Vorontsov died Wednesday in Moscow, the Foreign Ministry said, ending a “glorious diplomatic path” that also included stints as ambassador to the United Nations, France and India, and as the U.N. envoy overseeing the return or repatriation of the remains of Kuwaitis and others missing after the 1990-91 Gulf War, a job he held until his death.
“Yuli Vorontsov’s diplomatic talent shone in everything he was entrusted with,” the ministry said.
Born in Leningrad on Oct. 7, 1929, Vorontsov graduated in 1952 from the main Soviet diplomatic academy, the Moscow State Institute of Foreign Relations.
He rose through the diplomatic ranks, from lowly assistant to the post of deputy foreign minister under President Mikhail Gorbachev.

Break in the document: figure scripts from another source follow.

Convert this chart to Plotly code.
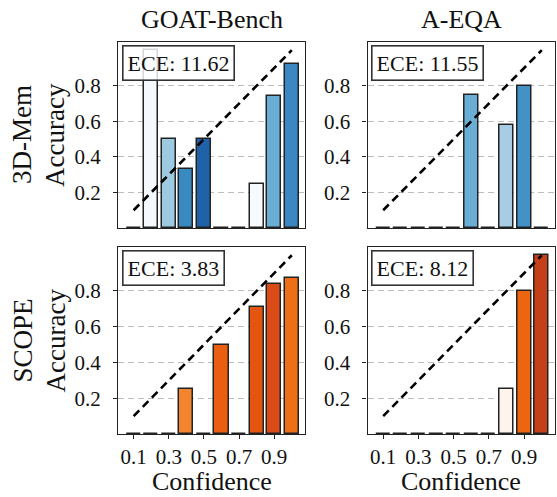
import plotly.graph_objects as go

bins = [0.1, 0.2, 0.3, 0.4, 0.5, 0.6, 0.7, 0.8, 0.9, 1.0]
x_ticks = [0.1, 0.3, 0.5, 0.7, 0.9]
y_ticks = [0.2, 0.4, 0.6, 0.8]

methods = ["3D-Mem", "SCOPE"]
datasets = ["GOAT-Bench", "A-EQA"]

acc_mem_goat = [0, 1.0, 0.5, 0.333, 0.5, 0, 0, 0.25, 0.74, 0.92]
acc_mem_aeqa = [0, 0, 0, 0, 0, 0.75, 0, 0.58, 0.80, 0]
acc_scope_goat = [0, 0, 0, 0.25, 0, 0.5, 0, 0.71, 0.84, 0.875]
acc_scope_aeqa = [0, 0, 0, 0, 0, 0, 0, 0.25, 0.80, 1.0]

col_mem_goat = ["#ffffff", "#f4f9fe", "#9dcae1", "#3a8ac2", "#1f62a9", "#ffffff", "#ffffff", "#f7fbff", "#6aaed6", "#3a87c4"]
col_mem_aeqa = ["#ffffff", "#ffffff", "#ffffff", "#ffffff", "#ffffff", "#6aaed6", "#ffffff", "#a6cde3", "#4292c6", "#ffffff"]
col_scope_goat = ["#ffffff", "#ffffff", "#ffffff", "#f3852f", "#ffffff", "#ea5f0f", "#ffffff", "#e4560f", "#da4b17", "#ef6e18"]
col_scope_aeqa = ["#ffffff", "#ffffff", "#ffffff", "#ffffff", "#ffffff", "#ffffff", "#ffffff", "#fff5eb", "#ee6510", "#c54019"]

ece = [["ECE: 11.62", "ECE: 11.55"], ["ECE: 3.83", "ECE: 8.12"]]
accs = [[acc_mem_goat, acc_mem_aeqa], [acc_scope_goat, acc_scope_aeqa]]
cols = [[col_mem_goat, col_mem_aeqa], [col_scope_goat, col_scope_aeqa]]

W, H = 557, 497
xdom = [[118 / W, 305 / W], [367.5 / W, 555 / W]]
ydom = [[1 - 228 / H, 1 - 42 / H], [1 - 434 / H, 1 - 247 / H]]

FONT = "Liberation Serif, Times New Roman, serif"
TXT = "#111111"
fig = go.Figure()
layout = dict(
    width=W, height=H, margin=dict(l=0, r=0, t=0, b=0),
    paper_bgcolor="white", plot_bgcolor="white", showlegend=False,
    font=dict(family=FONT, color=TXT, size=21), bargap=0,
)
annotations = []
k = 0
for r in range(2):
    for c in range(2):
        k += 1
        xa = "x" if k == 1 else f"x{k}"
        ya = "y" if k == 1 else f"y{k}"
        fig.add_trace(go.Bar(
            x=bins, y=accs[r][c], width=0.08, xaxis=xa, yaxis=ya,
            marker=dict(color=cols[r][c], line=dict(color="#222", width=1.5)),
        ))
        fig.add_trace(go.Scatter(
            x=[bins[0], bins[-1]], y=[bins[0], bins[-1]], mode="lines",
            xaxis=xa, yaxis=ya,
            line=dict(color="black", width=2.6, dash="8px,5px"),
        ))
        xkey = "xaxis" if k == 1 else f"xaxis{k}"
        ykey = "yaxis" if k == 1 else f"yaxis{k}"
        layout[xkey] = dict(
            domain=xdom[c], anchor=ya, range=[0.011, 1.075],
            tickvals=x_ticks, ticktext=[f"{v:.1f}" for v in x_ticks],
            showticklabels=(r == 1), ticks="outside" if r == 1 else "",
            ticklen=4, tickwidth=1.2, tickcolor="#222", ticklabelstandoff=0,
            showline=True, mirror=True, linecolor="#222", linewidth=1.3,
            showgrid=False, zeroline=False, tickfont=dict(size=21),
        )
        layout[ykey] = dict(
            domain=ydom[r], anchor=xa, range=[0, 1.046],
            tickvals=y_ticks, ticktext=[f"{v:.1f}" for v in y_ticks],
            ticks="outside", ticklen=4, tickwidth=1.2, tickcolor="#222", ticklabelstandoff=8,
            showline=True, mirror=True, linecolor="#222", linewidth=1.3,
            showgrid=True, gridcolor="#bdbdbd", griddash="6px,4px", gridwidth=1,
            zeroline=False, tickfont=dict(size=21),
        )
        annotations.append(dict(
            xref=f"{xa} domain", yref=f"{ya} domain", x=0.02, y=0.985,
            xanchor="left", yanchor="top", showarrow=False, text=ece[r][c],
            font=dict(size=22, family=FONT, color=TXT),
            bgcolor="rgba(255,255,255,0.82)", bordercolor="#333", borderwidth=1.6,
            borderpad=4,
        ))

for c in range(2):
    cx = (xdom[c][0] + xdom[c][1]) / 2
    annotations.append(dict(xref="paper", yref="paper", x=cx, y=1 - 19 / H,
                            xanchor="center", yanchor="middle", showarrow=False,
                            text=datasets[c], font=dict(size=26, family=FONT, color=TXT)))
    annotations.append(dict(xref="paper", yref="paper", x=cx, y=0,
                            xanchor="center", yanchor="bottom", showarrow=False, yshift=-1,
                            text="Confidence", font=dict(size=26, family=FONT, color=TXT)))
for r in range(2):
    cy = (ydom[r][0] + ydom[r][1]) / 2
    annotations.append(dict(xref="paper", yref="paper", x=22 / W, y=cy,
                            xanchor="center", yanchor="middle", showarrow=False, textangle=-90,
                            text=methods[r], font=dict(size=27, family=FONT, color=TXT)))
    annotations.append(dict(xref="paper", yref="paper", x=55 / W, y=cy,
                            xanchor="center", yanchor="middle", showarrow=False, textangle=-90,
                            text="Accuracy", font=dict(size=27, family=FONT, color=TXT)))

layout["annotations"] = annotations
fig.update_layout(**layout)
fig.write_html(
    "out.html",
    config={"displayModeBar": False},
    post_script="document.body.style.margin='0';document.body.style.overflow='hidden';",
)
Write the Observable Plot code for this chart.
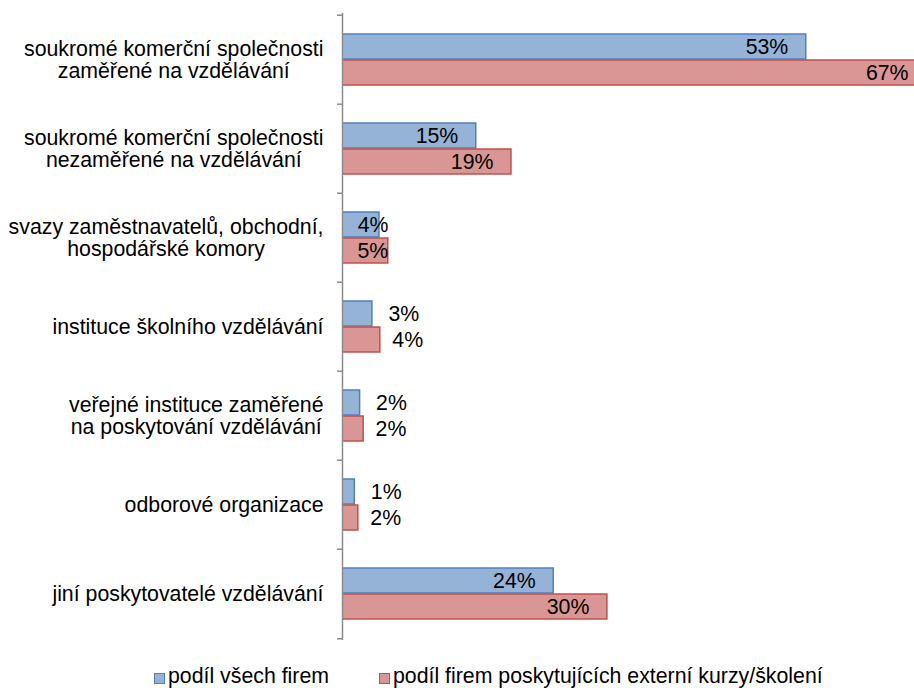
<!DOCTYPE html>
<html><head><meta charset="utf-8">
<script src="https://cdn.jsdelivr.net/npm/d3@7"></script>
<script src="https://cdn.jsdelivr.net/npm/@observablehq/plot@0.6"></script>
<style>
body{margin:0;background:#fff;font-family:"Liberation Sans",Arial,sans-serif;}
#wrap{position:relative;width:914px;height:688px;overflow:hidden;}
#legend{position:absolute;top:666px;left:154px;display:flex;align-items:flex-start;font-size:21.3px;line-height:21px;color:#000;white-space:nowrap}
.item{display:flex;align-items:flex-start}
.sw{width:9px;height:9px;border:1px solid;margin-top:7px;margin-right:3px;}
</style></head><body><div id="wrap"><div id="chart"></div><div id="legend"></div></div>
<script>
const categories = [
  "soukromé komerční společnosti\nzaměřené na vzdělávání",
  "soukromé komerční společnosti\nnezaměřené na vzdělávání",
  "svazy zaměstnavatelů, obchodní,\nhospodářské komory",
  "instituce školního vzdělávání",
  "veřejné instituce zaměřené\nna poskytování vzdělávání",
  "odborové organizace",
  "jiní poskytovatelé vzdělávání"
];
const seriesNames = ["podíl všech firem", "podíl firem poskytujících externí kurzy/školení"];
const allFirms = [52.7, 15.2, 4.2, 3.4, 2.0, 1.4, 24.0];
const trainingFirms = [66.8, 19.2, 5.2, 4.3, 2.4, 1.8, 30.1];
const xMax = 65;

const colors = [
  {fill: "#95B3D7", stroke: "#4F81BD"},
  {fill: "#D99694", stroke: "#C0504D"}
];
const font = "Liberation Sans, Arial, sans-serif";
const fs = 21.3;
const W = 914, H = 666, mT = 13, mB = 26, mL = 342, mR = 0;
const bh = (H - mT - mB) / categories.length;
const fmt = v => d3.format(".0f")(v) + "%";

const rows = [allFirms, trainingFirms].map((vals, s) =>
  vals.map((v, i) => ({cat: categories[i], v, s, i})));

const ctx = document.createElement("canvas").getContext("2d");
ctx.font = fs + "px 'Liberation Sans'";
const labelMarks = categories.map(c => {
  const w = d3.max(c.split("\n"), l => ctx.measureText(l).width);
  const center = 323 - w / 2;
  return Plot.text([c], {y: d => d, text: d => d, frameAnchor: "left", dx: center - mL,
    textAnchor: "middle", lineAnchor: "middle", lineHeight: 1.04, fontSize: fs, fill: "#000", fontFamily: font});
});

const textOpts = {fontSize: fs, fill: "#000", fontFamily: font, lineAnchor: "middle"};
const valueMarks = rows.flatMap((r, s) => {
  const dy = s === 0 ? -13 : 13;
  return [
    Plot.text(r.filter(d => d.v >= 10 && d.v <= xMax), {...textOpts, y: "cat", x: "v", text: d => fmt(d.v), textAnchor: "end", dx: -18, dy}),
    Plot.text(r.filter(d => d.v > xMax), {...textOpts, y: "cat", x: () => xMax, text: d => fmt(d.v), textAnchor: "end", dx: -6, dy}),
    Plot.text(r.filter(d => d.v < 10 && d.i === 2), {...textOpts, y: "cat", x: "v", text: d => fmt(d.v), textAnchor: "end", dx: s === 0 ? 9 : 0, dy}),
    Plot.text(r.filter(d => d.v < 10 && d.i !== 2), {...textOpts, y: "cat", x: "v", text: d => fmt(d.v), textAnchor: "start", dx: s === 0 ? 16 : 12, dy})
  ];
});

const chart = Plot.plot({
  width: W, height: H,
  marginTop: mT, marginBottom: mB, marginLeft: mL, marginRight: mR,
  style: {fontFamily: font, fontSize: fs + "px", background: "#fff"},
  x: {domain: [0, xMax], axis: null},
  y: {domain: categories, padding: 0, axis: null},
  marks: [
    Plot.barX(rows[0], {y: "cat", x: "v", fill: colors[0].fill, stroke: colors[0].stroke, strokeWidth: 1.5, insetTop: 19, insetBottom: 45, clip: true}),
    Plot.barX(rows[1], {y: "cat", x: "v", fill: colors[1].fill, stroke: colors[1].stroke, strokeWidth: 1.5, insetTop: 45, insetBottom: 19, clip: true}),
    Plot.axisY(categories, {tickSize: 5, tickFormat: () => "", label: null, dy: -bh / 2, stroke: "#8c8c8c", strokeWidth: 1.5}),
    Plot.axisY([categories[categories.length - 1]], {tickSize: 5, tickFormat: () => "", label: null, dy: bh / 2, stroke: "#8c8c8c", strokeWidth: 1.5}),
    Plot.ruleX([0], {stroke: "#8c8c8c", strokeWidth: 1.5}),
    ...valueMarks,
    ...labelMarks
  ]
});
document.getElementById("chart").appendChild(chart);

const legend = document.getElementById("legend");
seriesNames.forEach((n, i) => {
  const it = document.createElement("div");
  it.className = "item";
  if (i > 0) it.style.marginLeft = "50px";
  const sw = document.createElement("div");
  sw.className = "sw";
  sw.style.background = colors[i].fill;
  sw.style.borderColor = colors[i].stroke;
  const t = document.createElement("span");
  t.textContent = n;
  it.appendChild(sw); it.appendChild(t);
  legend.appendChild(it);
});
</script></body></html>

Vorontsov played roles in some of the watershed events of the Cold War, from arms talks with Washington to the Soviet invasion of Afghanistan, where he was ambassador when Soviet troops withdrew in 1988-89.
Before his 1988 Afghan appointment, Vorontsov was ambassador to India and France and then chief negotiator in arms control talks with the United States.
He was appointed Soviet representative to the United Nations in 1990 and became Russia’s ambassador after the Soviet Union collapsed a year later, serving at the world body until President Boris Yeltsin named him ambassador to Washington in 1994.
In 2000, Vorontsov returned to the United Nations as special U.N. envoy in charge of coordinating international efforts aimed at the repatriation or return of all Kuwaiti and third-country nationals missing after the Gulf War, as well as the return of Kuwaiti property.
A dapper dresser who also spoke English and French fluently, Vorontsov was viewed as a capable diplomat who avoided the turmoil of Moscow’s political landscape.
“He’s one of the best Russian professionals,” Andrei Kortunov, a foreign policy chief at Moscow’s USA-Canada Institute, told the Washington Post in 1994. “His record is quite impressive, and probably his most important accomplishment was to manage the withdrawal from Afghanistan, where he did a superb job and one that is still underestimated.”
Vorontsov’s death came just a few days after he returned from a mission to Kuwait, said Marie Okabe, deputy spokeswoman for U.N. Secretary-General Ban Ki-moon.
“Throughout his career, he showed dedication and tireless effort,” Okabe said. “He enjoyed the deep respect of all his colleagues.”